## DIRECTIVE
Determine how many lines contain the string "this". Respond with that number and nothing more.

## EXTRACTED RECORDS
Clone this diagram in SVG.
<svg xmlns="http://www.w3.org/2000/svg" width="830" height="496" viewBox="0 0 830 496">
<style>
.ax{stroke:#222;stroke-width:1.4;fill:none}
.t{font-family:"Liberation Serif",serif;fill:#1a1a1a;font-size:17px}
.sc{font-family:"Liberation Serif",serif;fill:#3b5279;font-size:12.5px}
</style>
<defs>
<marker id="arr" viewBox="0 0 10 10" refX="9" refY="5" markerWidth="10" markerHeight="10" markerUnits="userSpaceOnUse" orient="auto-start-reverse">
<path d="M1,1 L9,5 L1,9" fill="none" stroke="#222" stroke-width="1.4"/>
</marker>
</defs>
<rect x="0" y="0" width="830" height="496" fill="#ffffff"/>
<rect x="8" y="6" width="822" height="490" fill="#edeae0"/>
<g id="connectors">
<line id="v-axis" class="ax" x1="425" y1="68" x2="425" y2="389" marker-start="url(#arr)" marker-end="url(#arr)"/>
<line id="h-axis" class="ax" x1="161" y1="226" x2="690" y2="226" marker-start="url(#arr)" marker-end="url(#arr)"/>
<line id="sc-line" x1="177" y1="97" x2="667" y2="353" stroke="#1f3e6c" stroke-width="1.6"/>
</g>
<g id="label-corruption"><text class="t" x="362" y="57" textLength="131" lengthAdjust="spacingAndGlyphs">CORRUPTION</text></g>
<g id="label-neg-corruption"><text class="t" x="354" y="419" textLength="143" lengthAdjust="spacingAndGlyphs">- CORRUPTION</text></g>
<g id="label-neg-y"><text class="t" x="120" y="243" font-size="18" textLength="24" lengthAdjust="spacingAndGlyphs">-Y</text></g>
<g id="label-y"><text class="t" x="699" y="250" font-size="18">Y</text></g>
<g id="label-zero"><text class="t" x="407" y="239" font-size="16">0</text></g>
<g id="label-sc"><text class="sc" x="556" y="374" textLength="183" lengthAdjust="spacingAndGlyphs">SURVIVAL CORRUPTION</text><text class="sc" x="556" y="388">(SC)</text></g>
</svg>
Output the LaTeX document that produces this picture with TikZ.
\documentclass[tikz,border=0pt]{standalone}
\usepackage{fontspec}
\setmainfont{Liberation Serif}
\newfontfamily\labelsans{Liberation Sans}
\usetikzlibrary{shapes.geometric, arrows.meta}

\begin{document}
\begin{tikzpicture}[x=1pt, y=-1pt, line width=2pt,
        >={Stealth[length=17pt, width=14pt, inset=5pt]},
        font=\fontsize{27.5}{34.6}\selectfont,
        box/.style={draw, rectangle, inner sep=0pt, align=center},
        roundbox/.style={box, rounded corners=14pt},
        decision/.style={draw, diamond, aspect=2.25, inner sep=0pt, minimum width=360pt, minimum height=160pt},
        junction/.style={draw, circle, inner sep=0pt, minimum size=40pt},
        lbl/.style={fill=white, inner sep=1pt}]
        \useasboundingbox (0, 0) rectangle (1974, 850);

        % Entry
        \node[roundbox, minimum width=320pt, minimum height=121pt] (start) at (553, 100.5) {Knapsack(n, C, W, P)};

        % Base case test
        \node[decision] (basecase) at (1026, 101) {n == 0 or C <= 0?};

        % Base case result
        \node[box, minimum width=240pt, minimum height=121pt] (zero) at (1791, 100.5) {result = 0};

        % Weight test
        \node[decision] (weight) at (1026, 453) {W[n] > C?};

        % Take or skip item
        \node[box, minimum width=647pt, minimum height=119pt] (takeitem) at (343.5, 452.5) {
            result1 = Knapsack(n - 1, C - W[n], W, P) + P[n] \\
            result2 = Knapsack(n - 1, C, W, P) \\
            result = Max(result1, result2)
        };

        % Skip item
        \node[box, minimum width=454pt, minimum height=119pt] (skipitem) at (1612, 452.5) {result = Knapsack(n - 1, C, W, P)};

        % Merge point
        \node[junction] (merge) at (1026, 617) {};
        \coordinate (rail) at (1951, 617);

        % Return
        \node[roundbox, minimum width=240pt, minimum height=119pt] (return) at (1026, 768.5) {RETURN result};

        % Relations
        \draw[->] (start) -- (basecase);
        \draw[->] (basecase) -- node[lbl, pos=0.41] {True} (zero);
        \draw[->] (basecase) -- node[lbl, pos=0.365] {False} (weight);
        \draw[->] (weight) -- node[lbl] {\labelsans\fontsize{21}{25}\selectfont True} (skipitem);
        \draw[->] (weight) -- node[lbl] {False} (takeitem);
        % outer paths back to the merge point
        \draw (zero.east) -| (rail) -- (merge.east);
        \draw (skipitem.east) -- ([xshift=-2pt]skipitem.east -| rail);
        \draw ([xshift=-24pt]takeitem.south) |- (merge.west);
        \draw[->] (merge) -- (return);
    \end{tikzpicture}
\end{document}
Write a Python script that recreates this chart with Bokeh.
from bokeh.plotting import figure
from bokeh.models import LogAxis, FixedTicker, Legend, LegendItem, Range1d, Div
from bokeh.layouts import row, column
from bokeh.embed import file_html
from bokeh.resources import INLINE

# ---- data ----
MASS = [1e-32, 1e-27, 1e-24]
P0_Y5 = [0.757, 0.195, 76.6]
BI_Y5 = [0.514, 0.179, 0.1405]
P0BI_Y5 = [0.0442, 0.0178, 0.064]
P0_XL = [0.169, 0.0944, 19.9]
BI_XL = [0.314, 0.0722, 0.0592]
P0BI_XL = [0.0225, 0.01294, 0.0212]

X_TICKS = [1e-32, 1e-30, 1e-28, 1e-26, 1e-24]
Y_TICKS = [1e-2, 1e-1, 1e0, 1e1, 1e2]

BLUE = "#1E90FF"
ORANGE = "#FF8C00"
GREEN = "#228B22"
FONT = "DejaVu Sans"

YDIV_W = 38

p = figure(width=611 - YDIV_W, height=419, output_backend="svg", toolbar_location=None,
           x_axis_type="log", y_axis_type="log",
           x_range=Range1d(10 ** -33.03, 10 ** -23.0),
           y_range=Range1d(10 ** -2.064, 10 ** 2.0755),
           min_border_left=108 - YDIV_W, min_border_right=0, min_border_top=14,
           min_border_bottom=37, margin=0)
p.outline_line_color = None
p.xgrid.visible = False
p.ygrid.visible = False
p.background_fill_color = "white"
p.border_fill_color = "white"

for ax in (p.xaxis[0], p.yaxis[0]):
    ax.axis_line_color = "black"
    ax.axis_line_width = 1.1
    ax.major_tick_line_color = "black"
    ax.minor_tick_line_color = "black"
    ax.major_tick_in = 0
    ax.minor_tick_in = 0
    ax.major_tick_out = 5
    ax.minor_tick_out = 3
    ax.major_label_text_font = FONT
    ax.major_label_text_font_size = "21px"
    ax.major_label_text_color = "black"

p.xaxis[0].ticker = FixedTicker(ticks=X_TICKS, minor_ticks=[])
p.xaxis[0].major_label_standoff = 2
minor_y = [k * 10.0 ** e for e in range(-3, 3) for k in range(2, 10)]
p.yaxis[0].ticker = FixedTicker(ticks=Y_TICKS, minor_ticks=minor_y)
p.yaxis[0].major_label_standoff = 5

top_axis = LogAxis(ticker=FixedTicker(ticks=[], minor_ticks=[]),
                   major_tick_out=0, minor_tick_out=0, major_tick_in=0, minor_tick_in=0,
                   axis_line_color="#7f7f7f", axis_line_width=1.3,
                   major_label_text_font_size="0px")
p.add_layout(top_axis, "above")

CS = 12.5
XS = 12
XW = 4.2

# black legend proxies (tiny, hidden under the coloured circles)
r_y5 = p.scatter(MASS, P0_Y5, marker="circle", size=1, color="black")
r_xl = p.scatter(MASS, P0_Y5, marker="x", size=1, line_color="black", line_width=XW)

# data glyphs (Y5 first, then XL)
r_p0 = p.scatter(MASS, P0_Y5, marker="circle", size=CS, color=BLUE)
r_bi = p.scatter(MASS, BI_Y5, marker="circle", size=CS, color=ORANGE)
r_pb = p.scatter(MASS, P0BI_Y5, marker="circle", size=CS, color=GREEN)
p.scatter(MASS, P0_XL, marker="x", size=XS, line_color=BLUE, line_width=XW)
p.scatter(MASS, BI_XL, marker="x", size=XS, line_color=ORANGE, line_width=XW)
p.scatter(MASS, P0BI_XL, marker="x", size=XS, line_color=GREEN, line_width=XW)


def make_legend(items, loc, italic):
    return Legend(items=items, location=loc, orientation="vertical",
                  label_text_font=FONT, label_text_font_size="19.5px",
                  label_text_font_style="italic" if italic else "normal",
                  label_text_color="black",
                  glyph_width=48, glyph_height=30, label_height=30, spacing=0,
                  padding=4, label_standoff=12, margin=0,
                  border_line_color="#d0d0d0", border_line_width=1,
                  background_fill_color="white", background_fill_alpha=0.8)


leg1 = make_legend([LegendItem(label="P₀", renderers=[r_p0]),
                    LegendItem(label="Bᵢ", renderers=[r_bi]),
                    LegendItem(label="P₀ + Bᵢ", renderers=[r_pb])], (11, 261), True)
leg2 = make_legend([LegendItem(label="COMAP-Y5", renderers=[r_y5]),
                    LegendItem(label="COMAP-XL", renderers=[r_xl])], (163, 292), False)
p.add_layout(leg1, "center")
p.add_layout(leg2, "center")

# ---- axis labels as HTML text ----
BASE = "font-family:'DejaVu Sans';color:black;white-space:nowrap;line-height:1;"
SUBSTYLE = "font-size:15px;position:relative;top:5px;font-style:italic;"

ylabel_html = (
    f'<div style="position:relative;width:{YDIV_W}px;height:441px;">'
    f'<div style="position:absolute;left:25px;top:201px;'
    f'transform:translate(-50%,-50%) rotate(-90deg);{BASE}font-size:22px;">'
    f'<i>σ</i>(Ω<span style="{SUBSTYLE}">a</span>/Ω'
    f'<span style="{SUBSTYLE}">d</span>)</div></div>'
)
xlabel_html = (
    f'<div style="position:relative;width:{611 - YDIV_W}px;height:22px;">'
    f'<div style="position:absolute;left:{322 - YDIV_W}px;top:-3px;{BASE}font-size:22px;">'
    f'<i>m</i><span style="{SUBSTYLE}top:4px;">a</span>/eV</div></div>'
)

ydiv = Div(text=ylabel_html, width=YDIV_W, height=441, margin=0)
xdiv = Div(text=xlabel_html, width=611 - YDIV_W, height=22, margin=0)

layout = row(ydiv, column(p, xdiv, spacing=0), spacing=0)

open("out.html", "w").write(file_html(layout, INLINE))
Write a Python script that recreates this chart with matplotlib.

## FULL SOLUTION
4